Plaintiff has submitted unrebutted evidence demonstrating compliance with the requirements of CPLR 3215 through Plaintiffs' Verified Complaint (NYSCEF 4), the Affirmation of Leonard F. Lesser (NYSCEF 26) and accompanying exhibits including Bloodhound Promissory Note and Default Notice (NYSCEF 27), Goldsmith Promissory Note and Default Notice (NYSCEF 28), WIoT Promissory Note and Default Notice (NYSCEF 29), which are sufficient to establish the facts that constitute Plaintiffs' claims for breach of the subject promissory notes, and the amounts due to Plaintiffs thereunder for principal and default interest: (i) Bloodhound's note (the "Bloodhound Note"), dated July 8, 2021, is for a loan amount of $750,000, plus 6% interest, with a Maturity Date of September 30, 2021; (ii) Goldsmith's note (the "Goldsmith Note"), dated August 16, 2019, is for a loan amount of $500,000, plus 6% interest, with a Maturity Date of December 31, 2019; and (iii) WIoT's note (the "WIoT Note"), dated January 1, 2019, is for a loan amount of $250,000, plus 6% interest, with a Maturity Date of December 31, 2019 (NYSCEF 4 ¶¶ 17, 18, 19). Moreover, in its Answer, Defendant admitted to the existence of these three Promissory Notes (NYSCEF 12 ¶¶ 17, 18, 19).

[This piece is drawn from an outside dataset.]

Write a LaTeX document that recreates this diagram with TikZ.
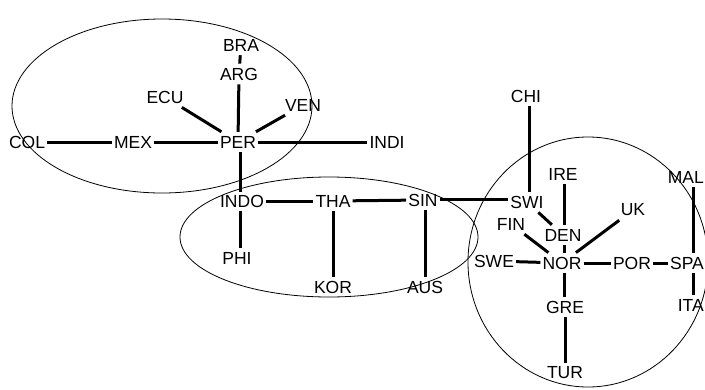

Plaintiffs have also submitted unrebutted evidence that Defendant breached each of the Notes by failing to either repay the entire amount of principal and accrued interest outstanding under each Note (the "Outstanding Amount") or convert the Outstanding Amount into equity by virtue of a Qualified Financing, Non-Qualified Financing or voluntary conversion by their respective maturity dates.
The Notes provide for "interest from the date of this Senior Unsecured Promissory Note on the unpaid principal balance at a rate equal to 6% per annum, computed on the basis of the actual number of days elapsed and a year of 360 days" (NYSCEF 27-29). Accordingly, Plaintiff is entitled to 6 percent interest on each note from the date of the Note to maturity, and thereafter at the statutory rate of 9 percent (NML Capital v Republic of Argentina, 17 N.Y.3d 250, 258 [2011] ["If the parties failed to include a provision in the contract addressing the interest rate that governs after principal is due or in the event of a breach, New York's statutory rate will be applied as the default rate"]).
However, Plaintiffs' request for an award of litigation fees and costs pursuant to section 10(h) of the Notes is denied. That section provides as follows: "Fees and Expenses. The Company [Wearsafe Labs] shall be responsible for its own and the Investor's [Bloodhound's] fees and expenses incurred in connection herewith" (NYSCEF 27-29 at § 10(h)). Unlike section 10(g) ("Waiver of Jury Trial"), section 10(h) contains no reference to "any claim or cause of action based upon or arising out of this Note," and instead seems to refer more generally to fees and costs in connection with the transaction itself, not litigation thereafter. In the absence of clear language suggesting fee-shifting in litigation, the Court declines to render such an award, particularly on a motion for default judgment.
Defendant may seek a vacatur of the instant default judgment if it can satisfy the requirements of CPLR § 5015, CPLR § 317, or any other relevant law.
Accordingly, it is
ORDERED that Plaintiffs' Motion for Default Judgment against Defendant is GRANTED IN PART, and the Clerk of the Court is directed to enter a judgment in favor of Plaintiffs Bloodhound Partners LLC, Joe Goldsmith, and WioT LLC and against Defendant, Wearsafe Labs Holdings LLC, in the amount of (i) $750,000, plus 6% interest running from July 8, 2021 to September 30, 2021, and thereafter at the statutory rate until entry of judgment; (ii) $500,000, plus 6% interest running from August 16, 2019 to December 31, 2019, and thereafter at the statutory rate until entry of judgment; and (iii) $250,000, plus 6% interest running from January 1, 2019 to December 31, 2019, and thereafter at the statutory rate until entry of judgment; as well as taxable costs and disbursements (not including attorney's fees), as calculated by the County Clerk; it is further
ORDERED that Plaintiffs' counsel shall serve a copy of this order with notice of entry on Defendant within five (5) days from the date of this Order.
This constitutes the Decision and Order of the Court.